* BEGIN RECORDED DATA *

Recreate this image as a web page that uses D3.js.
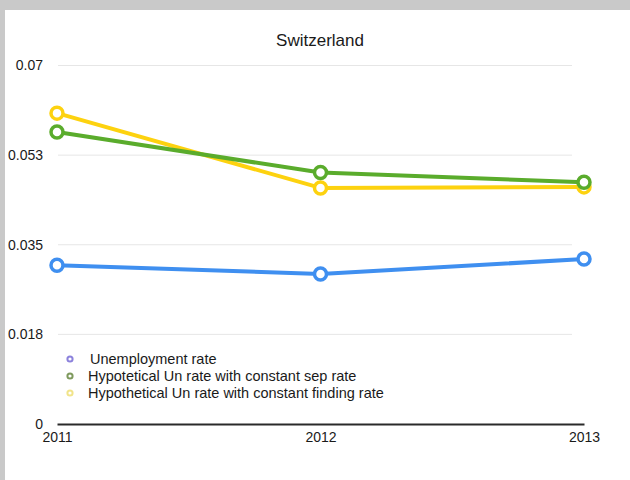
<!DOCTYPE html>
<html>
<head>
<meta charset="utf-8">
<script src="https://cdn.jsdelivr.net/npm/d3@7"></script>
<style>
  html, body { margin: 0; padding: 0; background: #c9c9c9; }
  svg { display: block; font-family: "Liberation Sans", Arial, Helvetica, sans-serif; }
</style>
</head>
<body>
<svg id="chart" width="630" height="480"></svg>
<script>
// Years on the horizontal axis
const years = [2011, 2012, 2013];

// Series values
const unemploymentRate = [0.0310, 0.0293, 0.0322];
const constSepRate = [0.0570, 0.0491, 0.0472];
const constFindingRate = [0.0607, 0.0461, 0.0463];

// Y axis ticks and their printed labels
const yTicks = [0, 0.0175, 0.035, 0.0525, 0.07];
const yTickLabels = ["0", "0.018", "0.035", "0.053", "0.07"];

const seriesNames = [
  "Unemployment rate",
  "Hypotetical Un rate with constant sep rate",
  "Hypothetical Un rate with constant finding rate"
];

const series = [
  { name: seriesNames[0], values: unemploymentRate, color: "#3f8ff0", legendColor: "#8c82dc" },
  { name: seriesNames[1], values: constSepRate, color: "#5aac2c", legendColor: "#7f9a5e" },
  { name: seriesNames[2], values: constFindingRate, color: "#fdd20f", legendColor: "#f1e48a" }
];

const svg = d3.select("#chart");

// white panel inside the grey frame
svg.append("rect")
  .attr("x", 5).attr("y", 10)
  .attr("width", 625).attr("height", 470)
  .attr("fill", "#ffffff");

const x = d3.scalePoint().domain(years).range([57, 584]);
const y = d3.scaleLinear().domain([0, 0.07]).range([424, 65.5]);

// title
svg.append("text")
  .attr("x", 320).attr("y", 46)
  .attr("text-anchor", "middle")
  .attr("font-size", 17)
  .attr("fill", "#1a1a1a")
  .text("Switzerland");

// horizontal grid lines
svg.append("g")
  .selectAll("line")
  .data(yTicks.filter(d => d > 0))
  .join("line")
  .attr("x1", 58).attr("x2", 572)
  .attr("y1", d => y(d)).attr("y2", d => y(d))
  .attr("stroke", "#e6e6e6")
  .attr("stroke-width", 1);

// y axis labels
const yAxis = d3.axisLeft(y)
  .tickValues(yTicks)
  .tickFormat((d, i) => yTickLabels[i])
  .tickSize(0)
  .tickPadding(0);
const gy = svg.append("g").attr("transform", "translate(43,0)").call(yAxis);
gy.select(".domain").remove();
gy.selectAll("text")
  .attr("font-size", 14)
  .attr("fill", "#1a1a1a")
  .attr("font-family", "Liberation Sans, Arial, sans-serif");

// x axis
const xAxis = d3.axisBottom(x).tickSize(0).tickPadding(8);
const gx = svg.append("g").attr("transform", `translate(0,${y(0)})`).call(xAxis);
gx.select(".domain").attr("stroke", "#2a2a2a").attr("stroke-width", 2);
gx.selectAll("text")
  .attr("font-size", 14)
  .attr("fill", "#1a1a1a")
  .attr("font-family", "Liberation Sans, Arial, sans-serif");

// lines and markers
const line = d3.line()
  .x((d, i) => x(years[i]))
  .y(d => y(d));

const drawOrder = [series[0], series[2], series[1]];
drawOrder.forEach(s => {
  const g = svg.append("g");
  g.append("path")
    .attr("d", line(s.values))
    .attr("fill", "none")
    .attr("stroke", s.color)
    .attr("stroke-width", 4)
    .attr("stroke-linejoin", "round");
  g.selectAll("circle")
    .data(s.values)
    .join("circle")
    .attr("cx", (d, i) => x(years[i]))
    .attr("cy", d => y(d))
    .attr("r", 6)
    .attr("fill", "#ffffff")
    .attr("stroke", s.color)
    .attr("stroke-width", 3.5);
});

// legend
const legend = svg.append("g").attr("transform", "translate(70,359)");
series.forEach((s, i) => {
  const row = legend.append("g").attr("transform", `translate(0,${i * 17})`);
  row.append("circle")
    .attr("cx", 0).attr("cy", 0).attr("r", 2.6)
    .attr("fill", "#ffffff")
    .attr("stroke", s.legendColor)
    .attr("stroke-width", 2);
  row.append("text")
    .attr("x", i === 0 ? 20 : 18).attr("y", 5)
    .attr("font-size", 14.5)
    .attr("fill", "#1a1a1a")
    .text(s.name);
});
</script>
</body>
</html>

* END RECORDED DATA *
* BEGIN RECORDED DATA *

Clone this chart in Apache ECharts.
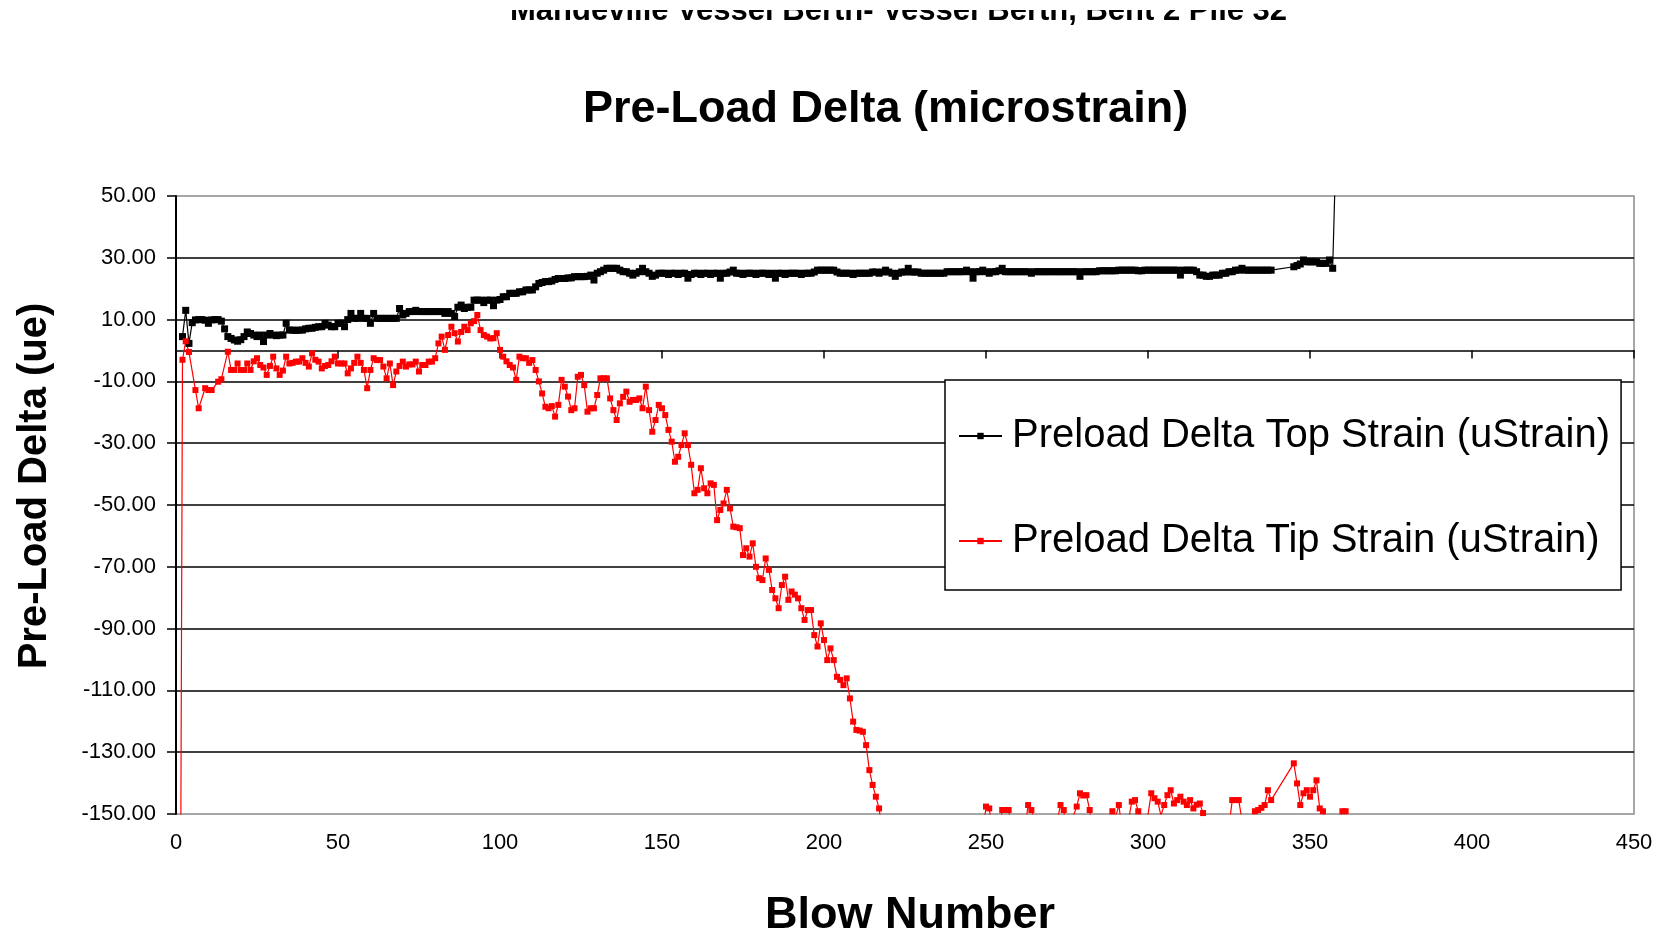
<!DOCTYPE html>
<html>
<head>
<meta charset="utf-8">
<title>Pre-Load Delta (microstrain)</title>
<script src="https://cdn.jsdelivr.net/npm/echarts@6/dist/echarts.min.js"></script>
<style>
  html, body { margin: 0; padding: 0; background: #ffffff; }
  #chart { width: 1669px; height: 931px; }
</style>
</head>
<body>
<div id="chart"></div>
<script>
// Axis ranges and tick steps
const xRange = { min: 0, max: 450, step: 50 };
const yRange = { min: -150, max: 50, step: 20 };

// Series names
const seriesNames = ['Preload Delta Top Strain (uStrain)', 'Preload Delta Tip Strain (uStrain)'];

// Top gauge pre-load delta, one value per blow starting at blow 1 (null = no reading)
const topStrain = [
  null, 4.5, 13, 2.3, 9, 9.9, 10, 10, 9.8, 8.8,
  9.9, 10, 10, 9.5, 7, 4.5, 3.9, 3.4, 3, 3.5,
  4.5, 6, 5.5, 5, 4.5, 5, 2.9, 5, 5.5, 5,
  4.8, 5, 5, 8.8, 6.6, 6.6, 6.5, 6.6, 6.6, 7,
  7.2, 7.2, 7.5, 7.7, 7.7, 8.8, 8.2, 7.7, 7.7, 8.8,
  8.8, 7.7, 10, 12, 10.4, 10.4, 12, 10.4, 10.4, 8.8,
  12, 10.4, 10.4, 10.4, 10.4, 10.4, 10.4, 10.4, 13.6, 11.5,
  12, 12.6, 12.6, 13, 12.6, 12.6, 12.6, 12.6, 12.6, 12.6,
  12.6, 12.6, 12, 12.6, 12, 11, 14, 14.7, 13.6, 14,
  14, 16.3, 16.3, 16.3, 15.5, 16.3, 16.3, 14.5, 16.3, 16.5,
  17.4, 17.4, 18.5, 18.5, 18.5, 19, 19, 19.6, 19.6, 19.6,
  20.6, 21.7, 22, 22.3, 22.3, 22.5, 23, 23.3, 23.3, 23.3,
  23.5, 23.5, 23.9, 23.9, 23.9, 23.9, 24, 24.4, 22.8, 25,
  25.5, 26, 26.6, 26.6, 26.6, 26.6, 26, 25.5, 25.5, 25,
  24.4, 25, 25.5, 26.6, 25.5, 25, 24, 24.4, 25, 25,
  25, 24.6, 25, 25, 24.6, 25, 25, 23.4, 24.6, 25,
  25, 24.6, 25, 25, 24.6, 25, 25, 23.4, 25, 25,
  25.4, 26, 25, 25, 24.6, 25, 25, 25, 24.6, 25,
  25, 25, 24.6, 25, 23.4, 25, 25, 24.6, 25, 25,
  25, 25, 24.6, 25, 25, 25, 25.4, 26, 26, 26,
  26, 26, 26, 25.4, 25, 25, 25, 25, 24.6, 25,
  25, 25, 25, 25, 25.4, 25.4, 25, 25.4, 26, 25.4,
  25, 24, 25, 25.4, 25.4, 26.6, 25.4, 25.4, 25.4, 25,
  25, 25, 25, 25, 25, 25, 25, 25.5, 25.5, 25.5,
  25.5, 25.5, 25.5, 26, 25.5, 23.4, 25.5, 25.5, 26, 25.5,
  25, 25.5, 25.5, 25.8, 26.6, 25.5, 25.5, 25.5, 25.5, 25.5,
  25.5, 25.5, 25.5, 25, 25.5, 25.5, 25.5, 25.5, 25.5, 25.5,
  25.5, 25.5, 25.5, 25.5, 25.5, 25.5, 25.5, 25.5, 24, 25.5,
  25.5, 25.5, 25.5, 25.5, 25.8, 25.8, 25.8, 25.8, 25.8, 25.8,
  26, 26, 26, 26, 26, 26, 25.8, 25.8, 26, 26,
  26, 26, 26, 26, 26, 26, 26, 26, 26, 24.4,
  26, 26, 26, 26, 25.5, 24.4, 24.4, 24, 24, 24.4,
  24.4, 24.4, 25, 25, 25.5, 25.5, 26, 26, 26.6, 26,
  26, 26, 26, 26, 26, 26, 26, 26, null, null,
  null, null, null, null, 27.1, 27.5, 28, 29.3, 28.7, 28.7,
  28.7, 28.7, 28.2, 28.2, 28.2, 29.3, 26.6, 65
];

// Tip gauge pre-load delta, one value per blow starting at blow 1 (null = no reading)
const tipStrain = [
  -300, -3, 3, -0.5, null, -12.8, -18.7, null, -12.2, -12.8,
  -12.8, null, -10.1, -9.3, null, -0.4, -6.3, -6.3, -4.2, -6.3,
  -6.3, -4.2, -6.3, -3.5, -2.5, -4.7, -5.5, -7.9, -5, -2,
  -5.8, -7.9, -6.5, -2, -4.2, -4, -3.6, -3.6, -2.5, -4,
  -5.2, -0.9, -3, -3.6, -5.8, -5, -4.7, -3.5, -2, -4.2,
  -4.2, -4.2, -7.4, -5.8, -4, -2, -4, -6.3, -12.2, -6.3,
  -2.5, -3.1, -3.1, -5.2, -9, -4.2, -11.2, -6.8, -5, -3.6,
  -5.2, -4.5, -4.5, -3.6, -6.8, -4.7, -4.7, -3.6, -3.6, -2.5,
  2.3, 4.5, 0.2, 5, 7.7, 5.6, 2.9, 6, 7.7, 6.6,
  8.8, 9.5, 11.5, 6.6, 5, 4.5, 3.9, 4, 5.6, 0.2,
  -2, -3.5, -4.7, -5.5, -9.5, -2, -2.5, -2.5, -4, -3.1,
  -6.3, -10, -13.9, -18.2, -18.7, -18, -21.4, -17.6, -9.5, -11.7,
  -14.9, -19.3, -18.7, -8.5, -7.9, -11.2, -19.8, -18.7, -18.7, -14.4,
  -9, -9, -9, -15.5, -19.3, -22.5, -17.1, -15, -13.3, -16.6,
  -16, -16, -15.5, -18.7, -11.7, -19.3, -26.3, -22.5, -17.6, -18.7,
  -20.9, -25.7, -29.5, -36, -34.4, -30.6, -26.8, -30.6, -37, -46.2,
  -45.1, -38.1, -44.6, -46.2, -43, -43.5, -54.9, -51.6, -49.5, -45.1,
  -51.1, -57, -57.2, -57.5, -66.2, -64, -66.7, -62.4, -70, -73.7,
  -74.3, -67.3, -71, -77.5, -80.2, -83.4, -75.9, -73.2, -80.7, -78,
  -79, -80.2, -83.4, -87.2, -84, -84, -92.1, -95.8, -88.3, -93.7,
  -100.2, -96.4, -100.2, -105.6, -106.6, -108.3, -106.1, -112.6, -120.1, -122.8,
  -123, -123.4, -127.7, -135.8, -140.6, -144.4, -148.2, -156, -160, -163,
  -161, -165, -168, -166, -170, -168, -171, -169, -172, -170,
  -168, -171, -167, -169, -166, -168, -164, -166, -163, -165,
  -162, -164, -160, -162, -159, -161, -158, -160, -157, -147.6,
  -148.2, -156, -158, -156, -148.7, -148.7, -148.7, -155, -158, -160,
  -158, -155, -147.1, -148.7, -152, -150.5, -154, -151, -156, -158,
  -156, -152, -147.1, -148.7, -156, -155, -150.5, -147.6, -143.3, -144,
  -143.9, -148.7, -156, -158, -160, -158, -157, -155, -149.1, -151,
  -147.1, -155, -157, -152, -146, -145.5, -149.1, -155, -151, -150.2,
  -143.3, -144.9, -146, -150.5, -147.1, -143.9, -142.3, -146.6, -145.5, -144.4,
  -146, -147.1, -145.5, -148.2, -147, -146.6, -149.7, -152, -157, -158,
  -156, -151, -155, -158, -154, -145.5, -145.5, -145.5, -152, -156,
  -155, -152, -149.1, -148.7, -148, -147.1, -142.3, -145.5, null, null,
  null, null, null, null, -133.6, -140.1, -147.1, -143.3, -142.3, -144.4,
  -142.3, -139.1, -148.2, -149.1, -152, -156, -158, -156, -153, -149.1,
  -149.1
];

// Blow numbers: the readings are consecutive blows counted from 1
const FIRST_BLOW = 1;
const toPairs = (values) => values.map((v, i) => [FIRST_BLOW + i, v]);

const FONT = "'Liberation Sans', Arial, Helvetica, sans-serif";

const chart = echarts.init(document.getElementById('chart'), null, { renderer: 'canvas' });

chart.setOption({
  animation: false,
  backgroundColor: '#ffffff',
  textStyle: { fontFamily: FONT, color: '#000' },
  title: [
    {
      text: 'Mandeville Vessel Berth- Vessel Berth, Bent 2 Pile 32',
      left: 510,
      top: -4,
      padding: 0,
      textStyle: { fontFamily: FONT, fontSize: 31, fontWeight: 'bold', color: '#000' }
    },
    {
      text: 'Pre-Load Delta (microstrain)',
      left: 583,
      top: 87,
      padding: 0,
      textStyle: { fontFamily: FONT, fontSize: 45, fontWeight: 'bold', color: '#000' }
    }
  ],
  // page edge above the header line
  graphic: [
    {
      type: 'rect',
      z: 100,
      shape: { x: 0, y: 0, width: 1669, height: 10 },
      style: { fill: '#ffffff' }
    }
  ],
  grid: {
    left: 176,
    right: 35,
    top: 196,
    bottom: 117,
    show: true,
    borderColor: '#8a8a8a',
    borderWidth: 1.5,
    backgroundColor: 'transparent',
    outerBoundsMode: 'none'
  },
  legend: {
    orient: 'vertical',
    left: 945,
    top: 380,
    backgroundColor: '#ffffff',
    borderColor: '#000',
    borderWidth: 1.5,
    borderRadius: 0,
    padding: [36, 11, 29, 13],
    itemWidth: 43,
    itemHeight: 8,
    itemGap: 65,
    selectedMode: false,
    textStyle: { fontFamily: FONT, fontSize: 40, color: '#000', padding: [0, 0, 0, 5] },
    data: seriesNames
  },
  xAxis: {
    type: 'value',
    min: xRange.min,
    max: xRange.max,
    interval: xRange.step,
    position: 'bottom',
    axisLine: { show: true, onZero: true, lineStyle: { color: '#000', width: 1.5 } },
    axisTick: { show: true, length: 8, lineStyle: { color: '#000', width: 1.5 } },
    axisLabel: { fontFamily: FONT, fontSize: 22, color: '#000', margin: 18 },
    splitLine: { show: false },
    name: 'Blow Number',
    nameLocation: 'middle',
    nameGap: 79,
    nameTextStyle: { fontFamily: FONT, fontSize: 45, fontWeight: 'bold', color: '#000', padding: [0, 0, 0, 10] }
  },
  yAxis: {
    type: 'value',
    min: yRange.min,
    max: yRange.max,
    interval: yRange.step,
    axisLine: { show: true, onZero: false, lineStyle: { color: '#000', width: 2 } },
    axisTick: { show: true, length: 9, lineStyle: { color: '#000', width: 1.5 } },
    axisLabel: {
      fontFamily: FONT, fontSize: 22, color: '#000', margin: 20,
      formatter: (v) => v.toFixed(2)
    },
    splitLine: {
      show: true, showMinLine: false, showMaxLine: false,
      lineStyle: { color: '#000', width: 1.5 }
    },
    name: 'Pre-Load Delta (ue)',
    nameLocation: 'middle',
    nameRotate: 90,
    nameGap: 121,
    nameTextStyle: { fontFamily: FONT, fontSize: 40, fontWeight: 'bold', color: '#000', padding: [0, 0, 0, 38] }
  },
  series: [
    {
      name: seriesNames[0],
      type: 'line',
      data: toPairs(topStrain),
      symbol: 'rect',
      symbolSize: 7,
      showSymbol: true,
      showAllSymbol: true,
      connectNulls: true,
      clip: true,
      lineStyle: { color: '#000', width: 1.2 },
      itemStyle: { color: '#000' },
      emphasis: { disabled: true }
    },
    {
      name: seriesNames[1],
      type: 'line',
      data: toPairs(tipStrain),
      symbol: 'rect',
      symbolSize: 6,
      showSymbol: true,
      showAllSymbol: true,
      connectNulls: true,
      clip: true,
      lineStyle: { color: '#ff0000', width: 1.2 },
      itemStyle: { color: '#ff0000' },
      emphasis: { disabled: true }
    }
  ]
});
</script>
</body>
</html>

* END RECORDED DATA *
* BEGIN RECORDED DATA *

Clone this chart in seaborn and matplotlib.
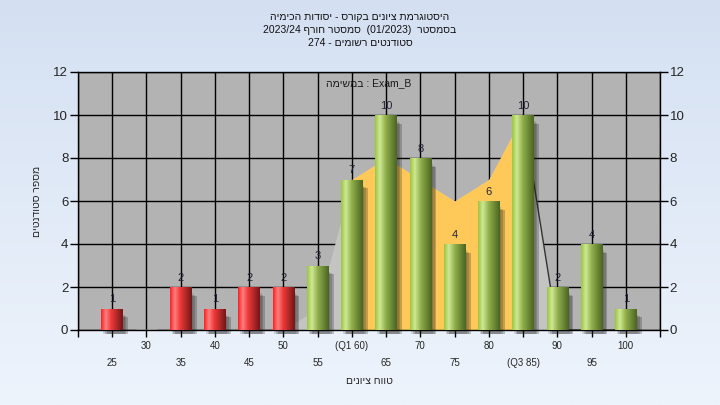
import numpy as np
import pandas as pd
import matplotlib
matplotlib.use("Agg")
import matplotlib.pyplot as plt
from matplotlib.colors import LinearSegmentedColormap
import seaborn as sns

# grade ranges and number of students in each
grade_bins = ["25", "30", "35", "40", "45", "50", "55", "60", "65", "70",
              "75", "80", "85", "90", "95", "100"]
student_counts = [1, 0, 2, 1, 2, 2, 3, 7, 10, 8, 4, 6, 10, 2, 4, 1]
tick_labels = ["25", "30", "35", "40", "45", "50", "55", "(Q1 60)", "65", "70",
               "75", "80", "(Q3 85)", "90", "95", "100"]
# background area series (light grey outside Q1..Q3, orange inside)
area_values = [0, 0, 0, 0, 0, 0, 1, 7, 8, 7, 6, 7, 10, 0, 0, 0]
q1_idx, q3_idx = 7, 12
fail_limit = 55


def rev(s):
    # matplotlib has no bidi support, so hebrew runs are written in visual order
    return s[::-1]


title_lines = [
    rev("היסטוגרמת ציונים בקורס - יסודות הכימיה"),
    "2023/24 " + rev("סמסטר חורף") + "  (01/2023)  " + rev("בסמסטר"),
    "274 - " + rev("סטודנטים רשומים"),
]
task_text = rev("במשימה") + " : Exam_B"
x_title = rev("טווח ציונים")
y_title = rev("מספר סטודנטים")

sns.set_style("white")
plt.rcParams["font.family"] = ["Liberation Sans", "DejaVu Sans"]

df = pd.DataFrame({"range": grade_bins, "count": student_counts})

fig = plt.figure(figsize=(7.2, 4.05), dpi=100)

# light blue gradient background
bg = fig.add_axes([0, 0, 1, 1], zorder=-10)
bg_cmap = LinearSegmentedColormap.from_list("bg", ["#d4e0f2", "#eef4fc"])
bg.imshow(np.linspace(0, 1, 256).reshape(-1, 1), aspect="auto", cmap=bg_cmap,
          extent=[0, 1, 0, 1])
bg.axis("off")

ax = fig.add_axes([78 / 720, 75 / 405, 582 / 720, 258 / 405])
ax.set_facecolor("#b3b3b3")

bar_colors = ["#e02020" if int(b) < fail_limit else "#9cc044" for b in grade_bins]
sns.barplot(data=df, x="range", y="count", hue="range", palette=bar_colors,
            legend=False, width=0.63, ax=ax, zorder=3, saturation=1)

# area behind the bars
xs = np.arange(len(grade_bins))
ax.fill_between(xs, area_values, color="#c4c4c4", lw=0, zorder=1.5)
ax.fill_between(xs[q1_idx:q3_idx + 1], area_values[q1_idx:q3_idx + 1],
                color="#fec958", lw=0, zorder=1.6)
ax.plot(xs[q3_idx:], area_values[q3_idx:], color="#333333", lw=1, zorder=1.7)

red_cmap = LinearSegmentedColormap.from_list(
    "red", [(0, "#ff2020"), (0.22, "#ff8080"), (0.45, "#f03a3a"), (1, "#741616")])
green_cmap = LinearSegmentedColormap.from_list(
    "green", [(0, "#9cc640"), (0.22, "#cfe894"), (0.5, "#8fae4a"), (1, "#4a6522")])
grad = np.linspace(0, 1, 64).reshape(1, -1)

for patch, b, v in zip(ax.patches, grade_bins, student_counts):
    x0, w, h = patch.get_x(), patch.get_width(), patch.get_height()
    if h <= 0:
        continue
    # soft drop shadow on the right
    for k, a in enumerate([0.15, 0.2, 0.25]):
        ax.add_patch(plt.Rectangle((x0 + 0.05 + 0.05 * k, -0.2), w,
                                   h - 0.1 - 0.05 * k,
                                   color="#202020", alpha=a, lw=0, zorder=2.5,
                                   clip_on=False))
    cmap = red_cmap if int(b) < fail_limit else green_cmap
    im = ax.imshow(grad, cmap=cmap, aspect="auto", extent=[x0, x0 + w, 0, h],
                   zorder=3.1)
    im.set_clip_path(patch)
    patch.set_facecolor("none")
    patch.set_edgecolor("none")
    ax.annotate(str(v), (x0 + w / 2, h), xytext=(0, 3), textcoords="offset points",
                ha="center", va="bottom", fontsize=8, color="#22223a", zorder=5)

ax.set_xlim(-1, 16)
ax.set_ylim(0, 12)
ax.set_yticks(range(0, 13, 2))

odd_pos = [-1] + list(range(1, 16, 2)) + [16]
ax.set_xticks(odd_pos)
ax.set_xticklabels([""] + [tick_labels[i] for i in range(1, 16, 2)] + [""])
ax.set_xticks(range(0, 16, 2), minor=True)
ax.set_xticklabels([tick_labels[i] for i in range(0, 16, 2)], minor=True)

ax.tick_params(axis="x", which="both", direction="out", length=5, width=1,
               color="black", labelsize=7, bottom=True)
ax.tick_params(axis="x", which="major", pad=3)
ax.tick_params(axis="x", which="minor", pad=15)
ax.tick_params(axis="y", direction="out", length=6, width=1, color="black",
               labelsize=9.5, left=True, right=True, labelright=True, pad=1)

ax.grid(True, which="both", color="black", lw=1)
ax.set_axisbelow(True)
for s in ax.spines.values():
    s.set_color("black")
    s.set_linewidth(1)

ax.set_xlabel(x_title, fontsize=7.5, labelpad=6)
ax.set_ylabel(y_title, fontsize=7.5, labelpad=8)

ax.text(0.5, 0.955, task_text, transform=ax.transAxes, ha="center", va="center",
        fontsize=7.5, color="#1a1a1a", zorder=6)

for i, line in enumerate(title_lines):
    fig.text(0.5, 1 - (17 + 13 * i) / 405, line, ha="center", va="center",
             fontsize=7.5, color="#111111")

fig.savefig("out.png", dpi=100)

* END RECORDED DATA *

REQUIREMENTS: Using the entries above, reproduce word for word only the lines from the one that contains "Clone this chart in seaborn and matplotlib." to the one that contains "import seaborn as sns", both ends included, and drop every picture.

EXERCISE ANSWER:
Clone this chart in seaborn and matplotlib.
import numpy as np
import pandas as pd
import matplotlib
matplotlib.use("Agg")
import matplotlib.pyplot as plt
from matplotlib.colors import LinearSegmentedColormap
import seaborn as sns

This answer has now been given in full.